• **Exercise prompt**: Print the listing in its entirety and exactly, leaving out images.

• **Information shown**:
========
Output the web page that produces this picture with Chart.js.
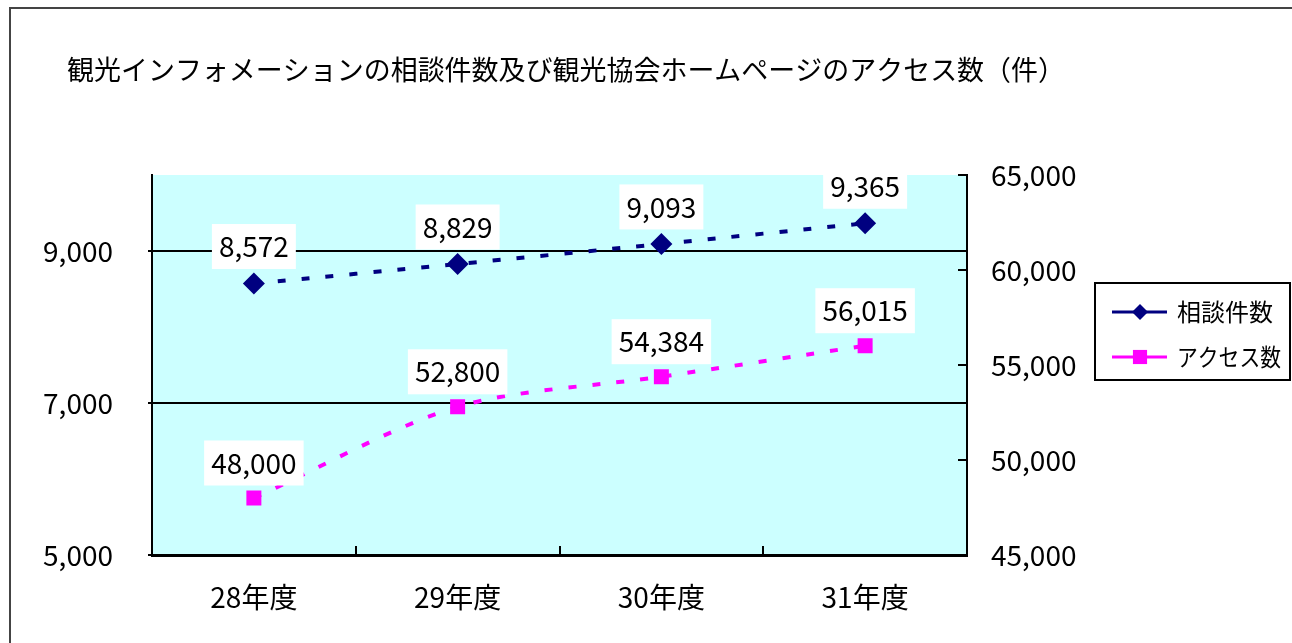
<!DOCTYPE html>
<html>
<head>
<meta charset="utf-8">
<script src="https://cdn.jsdelivr.net/npm/chart.js@4/dist/chart.umd.min.js"></script>
<style>
  html, body { margin: 0; padding: 0; background: #fff; }
  #wrap { width: 1292px; height: 643px; }
</style>
</head>
<body>
<div id="wrap"><canvas id="chart" width="1292" height="643"></canvas></div>
<script>
var categories = ['28年度', '29年度', '30年度', '31年度'];
var consultCounts = [8572, 8829, 9093, 9365];
var accessCounts = [48000, 52800, 54384, 56015];
var leftTicks = [5000, 7000, 9000];
var rightTicks = [45000, 50000, 55000, 60000, 65000];
var titleText = '観光インフォメーションの相談件数及び観光協会ホームページのアクセス数（件）';

var FONT = "'Noto Sans CJK JP', 'Noto Sans', sans-serif";
Chart.defaults.font.family = FONT;
Chart.defaults.color = '#000';

function fmt(v) {
    return String(v).replace(/\B(?=(\d{3})+(?!\d))/g, ',');
}

// frame, title, plot background
var backdrop = {
    id: 'backdrop',
    beforeDraw: function (chart) {
        var ctx = chart.ctx, a = chart.chartArea;
        ctx.save();
        ctx.fillStyle = '#fff';
        ctx.fillRect(0, 0, chart.width, chart.height);
        ctx.strokeStyle = '#444';
        ctx.lineWidth = 2;
        ctx.beginPath();
        ctx.moveTo(10, 643);
        ctx.lineTo(10, 8);
        ctx.lineTo(1292, 8);
        ctx.stroke();
        ctx.fillStyle = '#CCFFFF';
        ctx.fillRect(a.left, a.top, a.right - a.left, a.bottom - a.top);
        ctx.fillStyle = '#000';
        ctx.font = '27.5px ' + FONT;
        ctx.textAlign = 'left';
        ctx.textBaseline = 'middle';
        ctx.fillText(titleText, 67, 70, 998);
        ctx.restore();
    }
};

// inward tick marks on the right and bottom axes
var innerTicks = {
    id: 'innerTicks',
    afterDraw: function (chart) {
        var ctx = chart.ctx, a = chart.chartArea;
        var x = chart.scales.x, y2 = chart.scales.y2;
        ctx.save();
        ctx.strokeStyle = '#000';
        ctx.lineWidth = 2;
        ctx.beginPath();
        rightTicks.forEach(function (v) {
            var py = Math.round(y2.getPixelForValue(v));
            ctx.moveTo(a.right, py);
            ctx.lineTo(a.right - 9, py);
        });
        for (var i = 0; i < categories.length - 1; i++) {
            var px = Math.round((x.getPixelForValue(i) + x.getPixelForValue(i + 1)) / 2);
            ctx.moveTo(px, a.bottom);
            ctx.lineTo(px, a.bottom - 9);
        }
        ctx.stroke();
        ctx.restore();
    }
};

// value labels in white boxes
var valueLabels = {
    id: 'valueLabels',
    afterDatasetsDraw: function (chart) {
        var ctx = chart.ctx;
        var offsets = [37, 35];
        ctx.save();
        ctx.font = '28px ' + FONT;
        ctx.textAlign = 'center';
        ctx.textBaseline = 'middle';
        chart.data.datasets.forEach(function (ds, di) {
            chart.getDatasetMeta(di).data.forEach(function (pt, i) {
                var txt = fmt(ds.data[i]);
                var w = ctx.measureText(txt).width + 14;
                var h = 45;
                var cy = pt.y - offsets[di];
                ctx.fillStyle = '#fff';
                ctx.fillRect(pt.x - w / 2, cy - h / 2, w, h);
                ctx.fillStyle = '#000';
                ctx.fillText(txt, pt.x, cy);
            });
        });
        ctx.restore();
    }
};

// legend box on the right
var sideLegend = {
    id: 'sideLegend',
    afterDraw: function (chart) {
        var ctx = chart.ctx;
        var bx = 1095, by = 283, bw = 195, bh = 97;
        ctx.save();
        ctx.fillStyle = '#fff';
        ctx.fillRect(bx, by, bw, bh);
        ctx.strokeStyle = '#000';
        ctx.lineWidth = 2;
        ctx.strokeRect(bx, by, bw, bh);
        var rows = [312, 357];
        var radii = [8, 10];
        chart.data.datasets.forEach(function (ds, di) {
            var ry = rows[di];
            ctx.strokeStyle = ds.borderColor;
            ctx.lineWidth = 3;
            ctx.setLineDash([]);
            ctx.beginPath();
            ctx.moveTo(1112, ry);
            ctx.lineTo(1167, ry);
            ctx.stroke();
            ctx.fillStyle = ds.backgroundColor;
            ctx.strokeStyle = ds.borderColor;
            Chart.helpers.drawPoint(ctx, { pointStyle: ds.pointStyle, radius: radii[di], borderWidth: 0, rotation: 0 }, 1140, ry);
            ctx.fillStyle = '#000';
            ctx.font = '24px ' + FONT;
            ctx.textAlign = 'left';
            ctx.textBaseline = 'middle';
            ctx.fillText(ds.label, 1177, ry, 104);
        });
        ctx.restore();
    }
};

new Chart(document.getElementById('chart').getContext('2d'), {
    type: 'line',
    data: {
        labels: categories,
        datasets: [
            {
                label: '相談件数',
                data: consultCounts,
                yAxisID: 'y',
                borderColor: '#000080',
                backgroundColor: '#000080',
                borderWidth: 4,
                borderDash: [8, 16],
                tension: 0.3,
                fill: false,
                pointStyle: 'rectRot',
                pointRadius: 11,
                pointBorderWidth: 0,
                pointHoverRadius: 11
            },
            {
                label: 'アクセス数',
                data: accessCounts,
                yAxisID: 'y2',
                borderColor: '#FF00FF',
                backgroundColor: '#FF00FF',
                borderWidth: 4,
                borderDash: [8, 16],
                tension: 0.3,
                fill: false,
                pointStyle: 'rect',
                pointRadius: 10.6,
                pointBorderWidth: 0,
                pointHoverRadius: 10.6
            }
        ]
    },
    options: {
        responsive: false,
        animation: false,
        layout: { padding: { top: 175, left: 0, right: 0, bottom: 0 } },
        plugins: {
            legend: { display: false },
            title: { display: false },
            tooltip: { enabled: false }
        },
        scales: {
            x: {
                offset: true,
                grid: { display: false, drawTicks: false },
                border: { display: true, color: '#000', width: 3 },
                ticks: { color: '#000', font: { size: 28 }, padding: 26, maxRotation: 0, autoSkip: false },
                afterFit: function (s) { s.height = 88; }
            },
            y: {
                position: 'left',
                min: 5000,
                max: 10000,
                afterBuildTicks: function (s) { s.ticks = leftTicks.map(function (v) { return { value: v }; }); },
                grid: { color: '#000', lineWidth: 2, drawTicks: true, tickLength: 4, tickColor: '#000' },
                border: { display: true, color: '#000', width: 2 },
                ticks: { color: '#000', font: { size: 28 }, padding: 35, callback: function (v) { return fmt(v); } },
                afterFit: function (s) { s.width = 152; }
            },
            y2: {
                position: 'right',
                min: 45000,
                max: 65000,
                afterBuildTicks: function (s) { s.ticks = rightTicks.map(function (v) { return { value: v }; }); },
                grid: { drawOnChartArea: false, drawTicks: false },
                border: { display: true, color: '#000', width: 2 },
                ticks: { color: '#000', font: { size: 28 }, padding: 24, callback: function (v) { return fmt(v); } },
                afterFit: function (s) { s.width = 325; }
            }
        }
    },
    plugins: [backdrop, valueLabels, innerTicks, sideLegend]
});
</script>
</body>
</html>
========
• **Right answer**:
Output the web page that produces this picture with Chart.js.
<!DOCTYPE html>
<html>
<head>
<meta charset="utf-8">
<script src="https://cdn.jsdelivr.net/npm/chart.js@4/dist/chart.umd.min.js"></script>
<style>
  html, body { margin: 0; padding: 0; background: #fff; }
  #wrap { width: 1292px; height: 643px; }
</style>
</head>
<body>
<div id="wrap"><canvas id="chart" width="1292" height="643"></canvas></div>
<script>
var categories = ['28年度', '29年度', '30年度', '31年度'];
var consultCounts = [8572, 8829, 9093, 9365];
var accessCounts = [48000, 52800, 54384, 56015];
var leftTicks = [5000, 7000, 9000];
var rightTicks = [45000, 50000, 55000, 60000, 65000];
var titleText = '観光インフォメーションの相談件数及び観光協会ホームページのアクセス数（件）';

var FONT = "'Noto Sans CJK JP', 'Noto Sans', sans-serif";
Chart.defaults.font.family = FONT;
Chart.defaults.color = '#000';

function fmt(v) {
    return String(v).replace(/\B(?=(\d{3})+(?!\d))/g, ',');
}

// frame, title, plot background
var backdrop = {
    id: 'backdrop',
    beforeDraw: function (chart) {
        var ctx = chart.ctx, a = chart.chartArea;
        ctx.save();
        ctx.fillStyle = '#fff';
        ctx.fillRect(0, 0, chart.width, chart.height);
        ctx.strokeStyle = '#444';
        ctx.lineWidth = 2;
        ctx.beginPath();
        ctx.moveTo(10, 643);
        ctx.lineTo(10, 8);
        ctx.lineTo(1292, 8);
        ctx.stroke();
        ctx.fillStyle = '#CCFFFF';
        ctx.fillRect(a.left, a.top, a.right - a.left, a.bottom - a.top);
        ctx.fillStyle = '#000';
        ctx.font = '27.5px ' + FONT;
        ctx.textAlign = 'left';
        ctx.textBaseline = 'middle';
        ctx.fillText(titleText, 67, 70, 998);
        ctx.restore();
    }
};

// inward tick marks on the right and bottom axes
var innerTicks = {
    id: 'innerTicks',
    afterDraw: function (chart) {
        var ctx = chart.ctx, a = chart.chartArea;
        var x = chart.scales.x, y2 = chart.scales.y2;
        ctx.save();
        ctx.strokeStyle = '#000';
        ctx.lineWidth = 2;
        ctx.beginPath();
        rightTicks.forEach(function (v) {
            var py = Math.round(y2.getPixelForValue(v));
            ctx.moveTo(a.right, py);
            ctx.lineTo(a.right - 9, py);
        });
        for (var i = 0; i < categories.length - 1; i++) {
            var px = Math.round((x.getPixelForValue(i) + x.getPixelForValue(i + 1)) / 2);
            ctx.moveTo(px, a.bottom);
            ctx.lineTo(px, a.bottom - 9);
        }
        ctx.stroke();
        ctx.restore();
    }
};

// value labels in white boxes
var valueLabels = {
    id: 'valueLabels',
    afterDatasetsDraw: function (chart) {
        var ctx = chart.ctx;
        var offsets = [37, 35];
        ctx.save();
        ctx.font = '28px ' + FONT;
        ctx.textAlign = 'center';
        ctx.textBaseline = 'middle';
        chart.data.datasets.forEach(function (ds, di) {
            chart.getDatasetMeta(di).data.forEach(function (pt, i) {
                var txt = fmt(ds.data[i]);
                var w = ctx.measureText(txt).width + 14;
                var h = 45;
                var cy = pt.y - offsets[di];
                ctx.fillStyle = '#fff';
                ctx.fillRect(pt.x - w / 2, cy - h / 2, w, h);
                ctx.fillStyle = '#000';
                ctx.fillText(txt, pt.x, cy);
            });
        });
        ctx.restore();
    }
};

// legend box on the right
var sideLegend = {
    id: 'sideLegend',
    afterDraw: function (chart) {
        var ctx = chart.ctx;
        var bx = 1095, by = 283, bw = 195, bh = 97;
        ctx.save();
        ctx.fillStyle = '#fff';
        ctx.fillRect(bx, by, bw, bh);
        ctx.strokeStyle = '#000';
        ctx.lineWidth = 2;
        ctx.strokeRect(bx, by, bw, bh);
        var rows = [312, 357];
        var radii = [8, 10];
        chart.data.datasets.forEach(function (ds, di) {
            var ry = rows[di];
            ctx.strokeStyle = ds.borderColor;
            ctx.lineWidth = 3;
            ctx.setLineDash([]);
            ctx.beginPath();
            ctx.moveTo(1112, ry);
            ctx.lineTo(1167, ry);
            ctx.stroke();
            ctx.fillStyle = ds.backgroundColor;
            ctx.strokeStyle = ds.borderColor;
            Chart.helpers.drawPoint(ctx, { pointStyle: ds.pointStyle, radius: radii[di], borderWidth: 0, rotation: 0 }, 1140, ry);
            ctx.fillStyle = '#000';
            ctx.font = '24px ' + FONT;
            ctx.textAlign = 'left';
            ctx.textBaseline = 'middle';
            ctx.fillText(ds.label, 1177, ry, 104);
        });
        ctx.restore();
    }
};

new Chart(document.getElementById('chart').getContext('2d'), {
    type: 'line',
    data: {
        labels: categories,
        datasets: [
            {
                label: '相談件数',
                data: consultCounts,
                yAxisID: 'y',
                borderColor: '#000080',
                backgroundColor: '#000080',
                borderWidth: 4,
                borderDash: [8, 16],
                tension: 0.3,
                fill: false,
                pointStyle: 'rectRot',
                pointRadius: 11,
                pointBorderWidth: 0,
                pointHoverRadius: 11
            },
            {
                label: 'アクセス数',
                data: accessCounts,
                yAxisID: 'y2',
                borderColor: '#FF00FF',
                backgroundColor: '#FF00FF',
                borderWidth: 4,
                borderDash: [8, 16],
                tension: 0.3,
                fill: false,
                pointStyle: 'rect',
                pointRadius: 10.6,
                pointBorderWidth: 0,
                pointHoverRadius: 10.6
            }
        ]
    },
    options: {
        responsive: false,
        animation: false,
        layout: { padding: { top: 175, left: 0, right: 0, bottom: 0 } },
        plugins: {
            legend: { display: false },
            title: { display: false },
            tooltip: { enabled: false }
        },
        scales: {
            x: {
                offset: true,
                grid: { display: false, drawTicks: false },
                border: { display: true, color: '#000', width: 3 },
                ticks: { color: '#000', font: { size: 28 }, padding: 26, maxRotation: 0, autoSkip: false },
                afterFit: function (s) { s.height = 88; }
            },
            y: {
                position: 'left',
                min: 5000,
                max: 10000,
                afterBuildTicks: function (s) { s.ticks = leftTicks.map(function (v) { return { value: v }; }); },
                grid: { color: '#000', lineWidth: 2, drawTicks: true, tickLength: 4, tickColor: '#000' },
                border: { display: true, color: '#000', width: 2 },
                ticks: { color: '#000', font: { size: 28 }, padding: 35, callback: function (v) { return fmt(v); } },
                afterFit: function (s) { s.width = 152; }
            },
            y2: {
                position: 'right',
                min: 45000,
                max: 65000,
                afterBuildTicks: function (s) { s.ticks = rightTicks.map(function (v) { return { value: v }; }); },
                grid: { drawOnChartArea: false, drawTicks: false },
                border: { display: true, color: '#000', width: 2 },
                ticks: { color: '#000', font: { size: 28 }, padding: 24, callback: function (v) { return fmt(v); } },
                afterFit: function (s) { s.width = 325; }
            }
        }
    },
    plugins: [backdrop, valueLabels, innerTicks, sideLegend]
});
</script>
</body>
</html>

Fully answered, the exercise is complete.